AVAILABLE RECORDS =
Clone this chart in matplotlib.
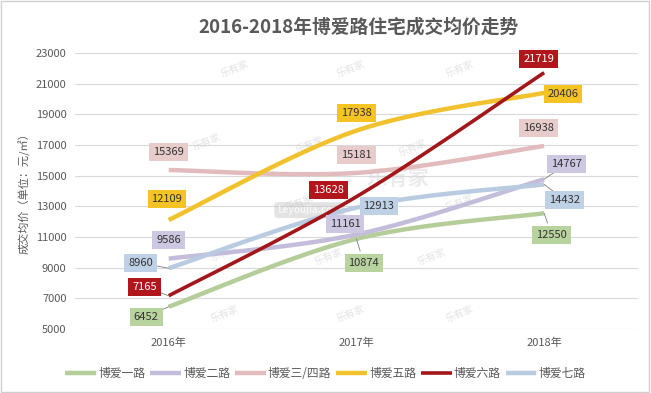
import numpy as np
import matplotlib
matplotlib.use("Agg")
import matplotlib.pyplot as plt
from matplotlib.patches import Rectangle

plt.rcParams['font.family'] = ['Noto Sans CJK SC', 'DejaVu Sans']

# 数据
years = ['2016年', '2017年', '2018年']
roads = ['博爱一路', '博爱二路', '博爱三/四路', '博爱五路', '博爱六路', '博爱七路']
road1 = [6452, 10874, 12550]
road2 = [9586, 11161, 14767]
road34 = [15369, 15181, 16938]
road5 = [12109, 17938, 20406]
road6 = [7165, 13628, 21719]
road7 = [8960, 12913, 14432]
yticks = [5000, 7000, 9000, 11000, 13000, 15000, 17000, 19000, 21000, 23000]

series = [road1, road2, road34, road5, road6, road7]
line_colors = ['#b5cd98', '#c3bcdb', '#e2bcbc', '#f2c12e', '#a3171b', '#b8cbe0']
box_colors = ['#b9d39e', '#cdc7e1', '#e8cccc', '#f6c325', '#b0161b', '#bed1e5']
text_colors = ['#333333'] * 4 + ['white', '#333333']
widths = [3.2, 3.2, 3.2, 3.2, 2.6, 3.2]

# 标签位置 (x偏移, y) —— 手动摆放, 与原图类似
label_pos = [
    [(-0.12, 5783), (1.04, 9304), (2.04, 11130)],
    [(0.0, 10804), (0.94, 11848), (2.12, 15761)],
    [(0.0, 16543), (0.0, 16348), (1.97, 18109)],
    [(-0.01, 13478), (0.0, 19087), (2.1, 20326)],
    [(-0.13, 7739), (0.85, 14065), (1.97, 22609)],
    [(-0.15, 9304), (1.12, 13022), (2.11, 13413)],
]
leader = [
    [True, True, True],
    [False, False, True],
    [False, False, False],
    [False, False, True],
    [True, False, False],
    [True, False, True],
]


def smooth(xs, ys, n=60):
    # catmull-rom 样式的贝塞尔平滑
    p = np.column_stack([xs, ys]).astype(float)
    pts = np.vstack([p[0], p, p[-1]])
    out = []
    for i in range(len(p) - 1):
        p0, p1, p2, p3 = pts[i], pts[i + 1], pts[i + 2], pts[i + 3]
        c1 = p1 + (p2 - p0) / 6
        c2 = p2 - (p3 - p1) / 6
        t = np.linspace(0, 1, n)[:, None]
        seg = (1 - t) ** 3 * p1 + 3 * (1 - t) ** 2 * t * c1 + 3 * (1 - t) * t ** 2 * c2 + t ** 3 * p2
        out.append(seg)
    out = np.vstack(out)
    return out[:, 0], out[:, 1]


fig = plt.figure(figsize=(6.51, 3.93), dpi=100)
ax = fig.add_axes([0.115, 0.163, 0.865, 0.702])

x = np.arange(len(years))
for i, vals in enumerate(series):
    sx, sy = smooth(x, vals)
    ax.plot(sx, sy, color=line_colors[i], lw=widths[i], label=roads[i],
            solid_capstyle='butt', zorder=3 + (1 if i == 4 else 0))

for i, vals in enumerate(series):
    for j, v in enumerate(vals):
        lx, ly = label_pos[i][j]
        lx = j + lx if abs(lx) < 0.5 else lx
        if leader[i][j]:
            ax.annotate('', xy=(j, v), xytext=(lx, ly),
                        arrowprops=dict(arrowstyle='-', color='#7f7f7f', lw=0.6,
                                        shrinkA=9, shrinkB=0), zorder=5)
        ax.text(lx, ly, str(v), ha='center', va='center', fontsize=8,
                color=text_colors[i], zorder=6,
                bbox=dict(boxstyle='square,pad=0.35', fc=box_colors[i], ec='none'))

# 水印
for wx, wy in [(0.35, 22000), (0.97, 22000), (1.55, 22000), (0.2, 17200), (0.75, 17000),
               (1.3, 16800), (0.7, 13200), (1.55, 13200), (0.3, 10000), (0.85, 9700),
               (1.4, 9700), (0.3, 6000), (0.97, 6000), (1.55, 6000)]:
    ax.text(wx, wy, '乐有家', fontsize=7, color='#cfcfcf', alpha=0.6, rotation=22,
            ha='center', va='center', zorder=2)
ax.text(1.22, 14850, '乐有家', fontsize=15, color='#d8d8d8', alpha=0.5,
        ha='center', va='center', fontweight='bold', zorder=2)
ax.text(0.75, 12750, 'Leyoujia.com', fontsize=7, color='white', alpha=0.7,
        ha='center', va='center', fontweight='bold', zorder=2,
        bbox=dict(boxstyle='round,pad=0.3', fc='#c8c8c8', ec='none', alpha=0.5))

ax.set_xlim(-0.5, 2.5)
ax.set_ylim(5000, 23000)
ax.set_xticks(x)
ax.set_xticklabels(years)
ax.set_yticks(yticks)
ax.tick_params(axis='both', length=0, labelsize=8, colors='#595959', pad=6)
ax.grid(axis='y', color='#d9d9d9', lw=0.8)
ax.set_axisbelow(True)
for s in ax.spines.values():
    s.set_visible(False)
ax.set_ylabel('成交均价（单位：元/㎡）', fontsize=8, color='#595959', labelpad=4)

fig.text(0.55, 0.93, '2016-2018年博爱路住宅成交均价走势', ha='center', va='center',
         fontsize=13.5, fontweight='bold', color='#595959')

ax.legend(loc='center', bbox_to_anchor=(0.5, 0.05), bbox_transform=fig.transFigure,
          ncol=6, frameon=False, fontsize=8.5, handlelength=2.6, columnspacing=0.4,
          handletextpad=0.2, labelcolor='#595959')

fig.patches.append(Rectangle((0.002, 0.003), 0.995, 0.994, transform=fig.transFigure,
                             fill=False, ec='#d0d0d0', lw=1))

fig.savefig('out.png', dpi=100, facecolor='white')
...
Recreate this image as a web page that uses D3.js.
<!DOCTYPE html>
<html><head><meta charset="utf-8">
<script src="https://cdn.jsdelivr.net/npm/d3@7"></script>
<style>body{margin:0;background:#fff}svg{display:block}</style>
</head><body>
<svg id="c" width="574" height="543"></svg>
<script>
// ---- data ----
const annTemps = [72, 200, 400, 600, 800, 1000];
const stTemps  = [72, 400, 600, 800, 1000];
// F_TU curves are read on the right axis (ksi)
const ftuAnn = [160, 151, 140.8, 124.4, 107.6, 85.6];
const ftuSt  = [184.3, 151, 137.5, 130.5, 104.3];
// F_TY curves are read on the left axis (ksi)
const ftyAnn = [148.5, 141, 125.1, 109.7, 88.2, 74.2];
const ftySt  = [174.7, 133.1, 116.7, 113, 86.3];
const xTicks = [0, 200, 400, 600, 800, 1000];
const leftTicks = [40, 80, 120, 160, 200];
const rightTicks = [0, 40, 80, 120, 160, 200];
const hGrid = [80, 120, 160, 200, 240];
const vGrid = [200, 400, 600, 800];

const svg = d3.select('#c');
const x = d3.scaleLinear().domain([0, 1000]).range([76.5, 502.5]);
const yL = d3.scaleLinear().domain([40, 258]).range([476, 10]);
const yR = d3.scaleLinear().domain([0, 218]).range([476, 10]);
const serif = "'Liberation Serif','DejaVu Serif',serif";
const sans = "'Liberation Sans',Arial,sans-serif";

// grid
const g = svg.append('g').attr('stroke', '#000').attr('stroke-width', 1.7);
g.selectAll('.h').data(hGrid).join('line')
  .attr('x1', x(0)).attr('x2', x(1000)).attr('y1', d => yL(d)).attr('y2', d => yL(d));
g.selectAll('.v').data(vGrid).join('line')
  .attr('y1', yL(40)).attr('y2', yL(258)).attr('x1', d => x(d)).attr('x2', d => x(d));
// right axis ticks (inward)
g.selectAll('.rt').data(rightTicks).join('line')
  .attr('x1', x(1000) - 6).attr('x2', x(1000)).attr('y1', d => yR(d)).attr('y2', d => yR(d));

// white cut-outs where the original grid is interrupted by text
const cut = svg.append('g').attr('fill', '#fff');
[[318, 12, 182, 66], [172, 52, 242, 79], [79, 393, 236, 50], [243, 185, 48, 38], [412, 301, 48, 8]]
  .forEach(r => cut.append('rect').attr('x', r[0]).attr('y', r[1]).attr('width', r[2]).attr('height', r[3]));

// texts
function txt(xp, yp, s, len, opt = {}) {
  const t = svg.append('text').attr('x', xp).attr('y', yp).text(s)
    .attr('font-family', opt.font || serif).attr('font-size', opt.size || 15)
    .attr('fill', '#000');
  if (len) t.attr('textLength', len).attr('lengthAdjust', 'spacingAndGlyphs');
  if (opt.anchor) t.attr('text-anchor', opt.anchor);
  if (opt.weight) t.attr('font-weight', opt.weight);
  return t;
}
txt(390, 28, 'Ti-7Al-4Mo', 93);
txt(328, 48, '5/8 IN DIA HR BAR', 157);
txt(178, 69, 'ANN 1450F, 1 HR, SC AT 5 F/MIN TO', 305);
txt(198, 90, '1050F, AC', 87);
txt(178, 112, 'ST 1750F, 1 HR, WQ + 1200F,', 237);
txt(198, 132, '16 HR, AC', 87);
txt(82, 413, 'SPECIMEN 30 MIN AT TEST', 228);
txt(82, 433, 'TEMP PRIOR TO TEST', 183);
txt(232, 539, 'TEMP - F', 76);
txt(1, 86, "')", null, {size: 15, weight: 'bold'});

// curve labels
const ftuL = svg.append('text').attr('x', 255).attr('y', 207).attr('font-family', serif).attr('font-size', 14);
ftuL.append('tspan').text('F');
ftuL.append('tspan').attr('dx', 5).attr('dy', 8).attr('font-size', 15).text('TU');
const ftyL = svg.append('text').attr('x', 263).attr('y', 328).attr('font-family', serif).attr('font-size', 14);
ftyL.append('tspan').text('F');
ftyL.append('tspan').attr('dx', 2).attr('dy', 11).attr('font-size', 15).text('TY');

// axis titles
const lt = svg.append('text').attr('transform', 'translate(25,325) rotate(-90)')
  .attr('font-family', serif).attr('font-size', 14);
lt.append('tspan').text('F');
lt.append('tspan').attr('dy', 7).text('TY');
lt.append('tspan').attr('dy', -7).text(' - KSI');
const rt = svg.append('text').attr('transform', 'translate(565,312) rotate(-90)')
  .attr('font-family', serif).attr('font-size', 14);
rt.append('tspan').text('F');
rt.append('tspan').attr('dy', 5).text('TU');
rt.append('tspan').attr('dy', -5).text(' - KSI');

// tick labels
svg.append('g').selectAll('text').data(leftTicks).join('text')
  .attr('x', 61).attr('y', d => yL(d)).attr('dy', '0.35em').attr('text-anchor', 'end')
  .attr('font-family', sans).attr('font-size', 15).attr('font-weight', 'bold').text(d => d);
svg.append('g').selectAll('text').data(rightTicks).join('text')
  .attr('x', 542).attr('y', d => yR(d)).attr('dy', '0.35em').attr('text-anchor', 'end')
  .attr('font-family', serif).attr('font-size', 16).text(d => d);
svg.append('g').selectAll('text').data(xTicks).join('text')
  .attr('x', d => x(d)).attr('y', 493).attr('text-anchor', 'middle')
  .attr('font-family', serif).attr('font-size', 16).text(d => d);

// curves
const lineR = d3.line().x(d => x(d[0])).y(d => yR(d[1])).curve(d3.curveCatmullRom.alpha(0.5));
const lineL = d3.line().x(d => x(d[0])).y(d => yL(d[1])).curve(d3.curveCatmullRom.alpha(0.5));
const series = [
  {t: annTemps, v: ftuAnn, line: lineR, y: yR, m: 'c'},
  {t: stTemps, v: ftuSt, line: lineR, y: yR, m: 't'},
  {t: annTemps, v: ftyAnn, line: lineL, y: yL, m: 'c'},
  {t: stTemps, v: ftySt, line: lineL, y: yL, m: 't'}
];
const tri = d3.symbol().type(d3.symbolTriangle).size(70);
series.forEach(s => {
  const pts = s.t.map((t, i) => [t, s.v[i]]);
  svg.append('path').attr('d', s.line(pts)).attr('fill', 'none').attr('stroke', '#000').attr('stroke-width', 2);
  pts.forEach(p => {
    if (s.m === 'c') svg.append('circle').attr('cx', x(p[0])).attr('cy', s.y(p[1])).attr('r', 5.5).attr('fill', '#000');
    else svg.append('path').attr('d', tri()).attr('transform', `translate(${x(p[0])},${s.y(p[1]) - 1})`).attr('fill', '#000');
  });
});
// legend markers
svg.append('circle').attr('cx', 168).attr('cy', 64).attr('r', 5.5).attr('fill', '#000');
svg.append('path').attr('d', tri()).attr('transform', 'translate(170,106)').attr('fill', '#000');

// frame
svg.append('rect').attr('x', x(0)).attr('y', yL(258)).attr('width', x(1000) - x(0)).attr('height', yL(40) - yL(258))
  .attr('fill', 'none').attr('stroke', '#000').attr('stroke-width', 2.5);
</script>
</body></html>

TASK GOAL = Except for the pictures, write out exactly the lines from the line that contains "Clone this chart in matplotlib." through the line that contains "widths = [3.2, 3.2, 3.2, 3.2, 2.6, 3.2]", including both.

COMPLETED TASK =
Clone this chart in matplotlib.
import numpy as np
import matplotlib
matplotlib.use("Agg")
import matplotlib.pyplot as plt
from matplotlib.patches import Rectangle

plt.rcParams['font.family'] = ['Noto Sans CJK SC', 'DejaVu Sans']

# 数据
years = ['2016年', '2017年', '2018年']
roads = ['博爱一路', '博爱二路', '博爱三/四路', '博爱五路', '博爱六路', '博爱七路']
road1 = [6452, 10874, 12550]
road2 = [9586, 11161, 14767]
road34 = [15369, 15181, 16938]
road5 = [12109, 17938, 20406]
road6 = [7165, 13628, 21719]
road7 = [8960, 12913, 14432]
yticks = [5000, 7000, 9000, 11000, 13000, 15000, 17000, 19000, 21000, 23000]

series = [road1, road2, road34, road5, road6, road7]
line_colors = ['#b5cd98', '#c3bcdb', '#e2bcbc', '#f2c12e', '#a3171b', '#b8cbe0']
box_colors = ['#b9d39e', '#cdc7e1', '#e8cccc', '#f6c325', '#b0161b', '#bed1e5']
text_colors = ['#333333'] * 4 + ['white', '#333333']
widths = [3.2, 3.2, 3.2, 3.2, 2.6, 3.2]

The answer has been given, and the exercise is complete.